12/30/2025
Born on December 30, 1887, Beulah Louise Henry earned the nickname “The Lady Edison” not because she was compared to someone else—but because she was a prolific inventor in her own right.
Over her lifetime, she held 49 patents and developed more than 110 innovations, many of them practical, mechanical solutions to everyday problems.
Some of her inventions included:
A bobbinless sewing machine and a double-chain stitch machine that improved speed and durability in garment making
A continuous-chain sewing machine, which led her to found her own manufacturing company
A vacuum ice cream freezer designed for efficiency and consistency
Mechanical improvements to office machines and typewriter-style devices, which she often demonstrated using working prototypes
Household and safety inventions like dripless umbrella covers, soap holders, and crib safety devices
If you’ve seen photos of her holding a typewriter-like machine, that wasn’t for show. Beulah Louise Henry believed in building first. She created functional prototypes to test ideas, demonstrate mechanisms, and prove that her designs worked—long before “rapid prototyping” was a buzzword.

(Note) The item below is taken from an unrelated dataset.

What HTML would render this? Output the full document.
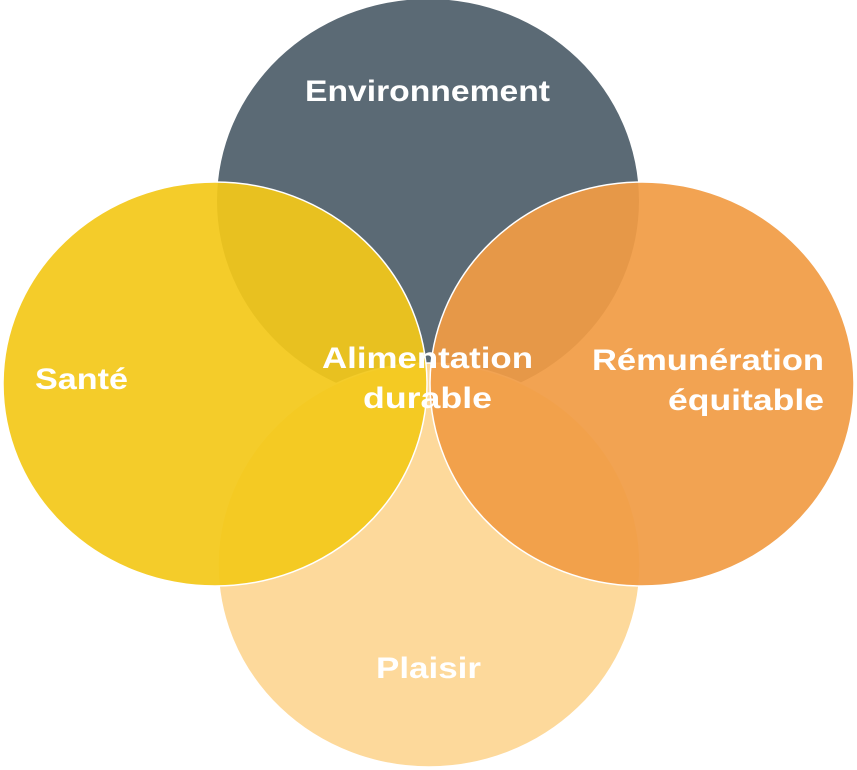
<!DOCTYPE html>
<html><head><meta charset="utf-8"><style>
html,body{margin:0;padding:0;background:#fff;}
svg{display:block;}
text{font-family:"Liberation Sans",sans-serif;font-weight:bold;fill:#fff;font-size:30px;}
</style></head><body>
<svg width="857" height="770" viewBox="0 0 857 770">
<ellipse cx="428" cy="201" rx="211" ry="202" fill="#5b6a75"/>
<ellipse cx="429" cy="565" rx="211" ry="202" fill="#fdd99b" stroke="#fff" stroke-width="1.5"/>
<ellipse cx="215" cy="384" rx="212" ry="202" fill="#f3c81a" fill-opacity="0.93" stroke="#fff" stroke-width="1.5"/>
<ellipse cx="642" cy="384" rx="212" ry="202" fill="#f19c45" fill-opacity="0.93" stroke="#fff" stroke-width="1.5"/>
<text x="305" y="101" textLength="245" lengthAdjust="spacingAndGlyphs">Environnement</text>
<text x="35" y="389" textLength="93" lengthAdjust="spacingAndGlyphs">Santé</text>
<text x="322" y="368" textLength="211" lengthAdjust="spacingAndGlyphs">Alimentation</text>
<text x="363" y="408" textLength="129" lengthAdjust="spacingAndGlyphs">durable</text>
<text x="592" y="370" textLength="232" lengthAdjust="spacingAndGlyphs">Rémunération</text>
<text x="668" y="410" textLength="156" lengthAdjust="spacingAndGlyphs">équitable</text>
<text x="376" y="678" textLength="105" lengthAdjust="spacingAndGlyphs">Plaisir</text>
</svg>
</body></html>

🧠 What her story teaches young engineers:
Innovation starts with noticing problems
Engineering is about iteration, not perfection
You don’t need permission to invent—you need curiosity and persistence
For girls, her legacy opens doors.
For boys, it expands who they see as inventors and leaders.
For all students, she models what real-world engineering looks like: practical, hands-on, and deeply creative.
At Ninja Née, this is exactly the kind of thinking we want kids to grow into—because the next great invention might already be taking shape in their hands.